The prison set is visually striking with its glass cages and almost geometric design, though it more resembles one from the future than now. Of course there’s a warden, and he really is one you love to hate, superbly played by Jim Caviezel in a quite restrained but frightening manner. Some of the guards go around in black suits and masks looking like they’ve walked off THX-1138, and the leader and most thuggish of them is played by Vinnie Jones, that great character actor who always so well plays one character: himself. This really is a forbidding prison and the film really is tense enough to make you wonder at times if our two heroes will escape. There’s an especially nail-biting sequence where Breslin has got out of his cell to explore while Rottmayer is making lots of noise to distract the guards.

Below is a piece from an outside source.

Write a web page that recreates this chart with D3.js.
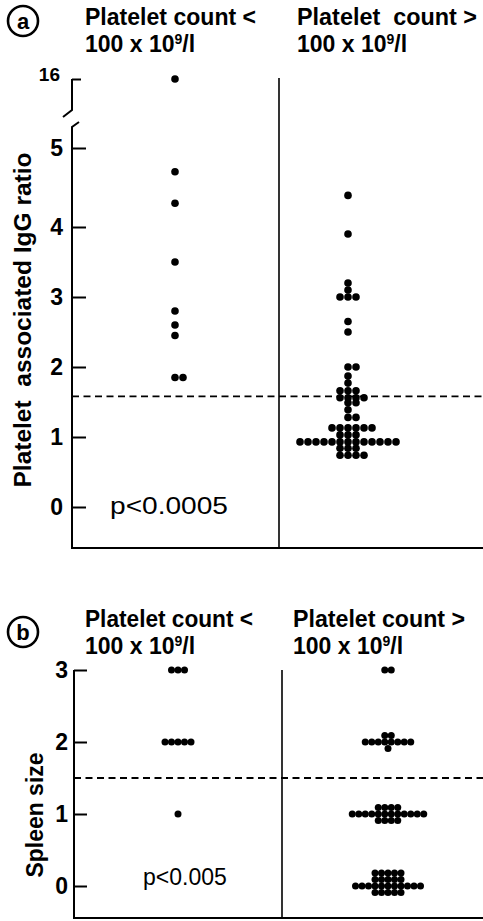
<!DOCTYPE html>
<html><head><meta charset="utf-8">
<script src="https://cdn.jsdelivr.net/npm/d3@7"></script>
<style>body{margin:0;background:#fff}svg{display:block}</style>
</head><body>
<svg id="chart" width="483" height="921"></svg>
<script>
// ---------- DATA ----------
const groups = ["low", "high"];
const headingLine1A = ["Platelet count <", "Platelet  count >"];
const headingLine1B = ["Platelet count <", "Platelet count >"];
const headingBase = "100 x 10", headingSup = "9", headingTail = "/l";

// (a) platelet associated IgG ratio
const iggTicks = [0, 1, 2, 3, 4, 5];
const iggBreakTick = 16;
const iggLow = [16, 4.7, 4.3, 3.5, 2.8, 2.6, 2.45, 1.85, 1.85];
const iggHigh = [
  4.4, 3.9, 3.2, 3.1, 3.0, 3.0, 3.0, 2.65, 2.5, 2.0, 2.0, 1.87, 1.77,
  1.66, 1.66, 1.66, 1.56, 1.56, 1.56, 1.56, 1.49, 1.49, 1.39, 1.28, 1.28,
  1.13, 1.13, 1.13, 1.13, 1.13, 1.13,
  1.03, 1.03, 1.03,
  0.93, 0.93, 0.93, 0.93, 0.93, 0.93, 0.93, 0.93, 0.93, 0.93, 0.93, 0.93, 0.93,
  0.84, 0.84, 0.84,
  0.74, 0.74, 0.74, 0.74
];
const iggCutoff = 1.58;
const iggP = "p<0.0005";
const iggLabel = "Platelet  associated IgG ratio";

// (b) spleen size: dot counts per stacked row (main row, above, below, above...)
const spleenTicks = [0, 1, 2, 3];
const spleenSizes = [0, 1, 2, 3];
const spleenLowRows = [[], [1], [5], [3]];
const spleenHighRows = [[11, 5, 5, 5], [12, 4, 4], [8, 2, 1], [2]];
const spleenCutoff = 1.5;
const spleenP = "p<0.005";
const spleenLabel = "Spleen size";

// ---------- DRAW ----------
const svg = d3.select("#chart");
const boldFont = "'Liberation Sans', Arial, sans-serif";

function headings(g, line1, x0, y1, y2, lengths) {
  line1.forEach((t, i) => {
    g.append("text").attr("x", x0[i]).attr("y", y1)
      .attr("font-family", boldFont).attr("font-weight", "bold").attr("font-size", 23)
      .attr("textLength", lengths[i]).attr("lengthAdjust", "spacingAndGlyphs")
      .style("white-space", "pre").text(t);
    const t2 = g.append("text").attr("x", x0[i]).attr("y", y2)
      .attr("font-family", boldFont).attr("font-weight", "bold").attr("font-size", 23);
    t2.append("tspan").text(headingBase);
    t2.append("tspan").attr("font-size", 14).attr("dy", -8).text(headingSup);
    t2.append("tspan").attr("dy", 8).text(headingTail);
  });
}
function badge(g, cx, cy, letter) {
  g.append("circle").attr("cx", cx).attr("cy", cy).attr("r", 15)
    .attr("fill", "none").attr("stroke", "#000").attr("stroke-width", 2.6);
  g.append("text").attr("x", cx).attr("y", cy + 7.5).attr("text-anchor", "middle")
    .attr("font-family", boldFont).attr("font-weight", "bold").attr("font-size", 22).text(letter);
}
function axisStyle(sel, size) {
  sel.selectAll(".domain").remove();
  sel.selectAll(".tick line").attr("stroke", "#000").attr("stroke-width", 2);
  sel.selectAll(".tick text").attr("font-family", boldFont).attr("font-weight", "bold")
    .attr("font-size", size).attr("fill", "#000");
}

// ===== Panel (a) =====
const A = svg.append("g");
const axA = 72, bottomA = 548, dividerA = 279;
const yA = d3.scaleLinear().domain([0, 4, 5, iggBreakTick]).range([507, 227, 148, 79]);
const xA = d3.scalePoint().domain(groups).range([175, 348]);

badge(A, 23, 21, "a");
headings(A, headingLine1A, [85, 297], 25, 52, [171, 180]);

const gA = A.append("g").attr("transform", `translate(${axA},0)`)
  .call(d3.axisLeft(yA).tickValues(iggTicks).tickSizeInner(-14).tickSizeOuter(0).tickPadding(9).tickFormat(d3.format("d")));
axisStyle(gA, 23);
const gA2 = A.append("g").attr("transform", `translate(${axA},0)`)
  .call(d3.axisLeft(yA).tickValues([iggBreakTick]).tickSizeInner(-9).tickSizeOuter(0).tickPadding(12).tickFormat(d3.format("d")));
axisStyle(gA2, 19);
gA2.selectAll(".tick text").attr("dy", "0.1em");
// axis lines with break
A.append("path").attr("d", `M${axA},${yA(iggBreakTick)}V${yA(iggBreakTick) + 31}L${axA - 9},${yA(iggBreakTick) + 38}`)
  .attr("fill", "none").attr("stroke", "#000").attr("stroke-width", 2);
A.append("path").attr("d", `M${axA + 7},${yA(iggBreakTick) + 43}L${axA},${yA(iggBreakTick) + 48}V${bottomA}H483`)
  .attr("fill", "none").attr("stroke", "#000").attr("stroke-width", 2);
A.append("line").attr("x1", dividerA).attr("x2", dividerA).attr("y1", yA(iggBreakTick) - 1).attr("y2", bottomA)
  .attr("stroke", "#000").attr("stroke-width", 1.6);
A.append("line").attr("x1", axA).attr("x2", 483).attr("y1", yA(iggCutoff)).attr("y2", yA(iggCutoff))
  .attr("stroke", "#000").attr("stroke-width", 1.8).attr("stroke-dasharray", "7,4.5");

function swarmRows(values) {
  const rows = d3.groups(values, v => v);
  const out = [];
  rows.forEach(([v, arr]) => arr.forEach((_, i) => {
    const k = i === 0 ? 0 : (i % 2 === 1 ? (i + 1) / 2 : -i / 2);
    out.push({ v, k });
  }));
  return out;
}
[[groups[0], iggLow], [groups[1], iggHigh]].forEach(([grp, vals]) => {
  A.append("g").selectAll("circle").data(swarmRows(vals)).join("circle")
    .attr("cx", d => xA(grp) + d.k * 8).attr("cy", d => yA(d.v)).attr("r", 3.8).attr("fill", "#000");
});
A.append("text").attr("x", 110).attr("y", 514).attr("font-family", boldFont)
  .attr("font-size", 23).attr("textLength", 118).attr("lengthAdjust", "spacingAndGlyphs").text(iggP);
A.append("text").attr("transform", `translate(31,320) rotate(-90)`).attr("text-anchor", "middle")
  .attr("font-family", boldFont).attr("font-weight", "bold").attr("font-size", 23)
  .attr("textLength", 335).attr("lengthAdjust", "spacingAndGlyphs").style("white-space", "pre").text(iggLabel);

// ===== Panel (b) =====
const B = svg.append("g");
const axB = 74, bottomB = 918, dividerB = 282;
const yB = d3.scaleLinear().domain([0, 3]).range([886, 670]);
const xB = d3.scalePoint().domain(groups).range([178, 388]);

badge(B, 23, 632, "b");
headings(B, headingLine1B, [85, 293], 627, 654, [168, 172]);

const gB = B.append("g").attr("transform", `translate(${axB},0)`)
  .call(d3.axisLeft(yB).tickValues(spleenTicks).tickSizeInner(-13).tickSizeOuter(0).tickPadding(6).tickFormat(d3.format("d")));
axisStyle(gB, 23);
B.append("path").attr("d", `M${axB},${yB(3)}V${bottomB}H483`).attr("fill", "none").attr("stroke", "#000").attr("stroke-width", 2);
B.append("line").attr("x1", dividerB).attr("x2", dividerB).attr("y1", yB(3)).attr("y2", bottomB)
  .attr("stroke", "#000").attr("stroke-width", 1.6);
B.append("line").attr("x1", axB).attr("x2", 483).attr("y1", yB(spleenCutoff)).attr("y2", yB(spleenCutoff))
  .attr("stroke", "#000").attr("stroke-width", 1.8).attr("stroke-dasharray", "7,4.5");

function stackDots(rowsBySize) {
  const out = [];
  rowsBySize.forEach((rows, si) => rows.forEach((n, ri) => {
    const level = ri === 0 ? 0 : (ri % 2 === 1 ? -Math.ceil(ri / 2) : ri / 2);
    for (let i = 0; i < n; i++) out.push({ v: spleenSizes[si], dx: i - (n - 1) / 2, level });
  }));
  return out;
}
[[groups[0], spleenLowRows], [groups[1], spleenHighRows]].forEach(([grp, rows]) => {
  B.append("g").selectAll("circle").data(stackDots(rows)).join("circle")
    .attr("cx", d => xB(grp) + d.dx * 6.5).attr("cy", d => yB(d.v) + d.level * 6.5)
    .attr("r", 3.5).attr("fill", "#000");
});
B.append("text").attr("x", 143).attr("y", 885).attr("font-family", boldFont)
  .attr("font-size", 23).text(spleenP);
B.append("text").attr("transform", `translate(43,815) rotate(-90)`).attr("text-anchor", "middle")
  .attr("font-family", boldFont).attr("font-weight", "bold").attr("font-size", 23)
  .attr("textLength", 125).attr("lengthAdjust", "spacingAndGlyphs").text(spleenLabel);
</script>
</body></html>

Yes, we’ve all seen it before but it still works. It’s also nice to see good old-fashioned blood squibs, though director Michael Hafstrom, a generally decent if not outstanding director with the goodish horror movies 1408 and The Rite to his credit, has decided to go along with the current fashion for filming action with rapid edits and shaking the camera about. No 80’s action movie was shot like this: amazingly, they knew how to shoot action properly in those days. It does I suppose help disguise the silliness of Sly and Arnie beating up much younger guys, though seeing these mid-60 year olds having the crap kicked out of them by the guards leaves a bad taste in the mouth.
Stallone can’t seem to decide whether to play his character broadly or low-key, but the two stars are clearly having a ball. Their chemistry is very strong. Unfortunately writers Miles Chapman and Jason Keller don’t give them any memorable lines, just some half-hearted attempts at quips. The film overall could have been funnier, but then they obviously tried to avoid Expendables-style send-up. There is a lot to like in Escape Plan, it’s well crafted, and the stars have nothing to be ashamed of in making it. I really do think it’s time for them to call it a day though, at least in terms of films like this. Then again, would you want to tell them to their faces?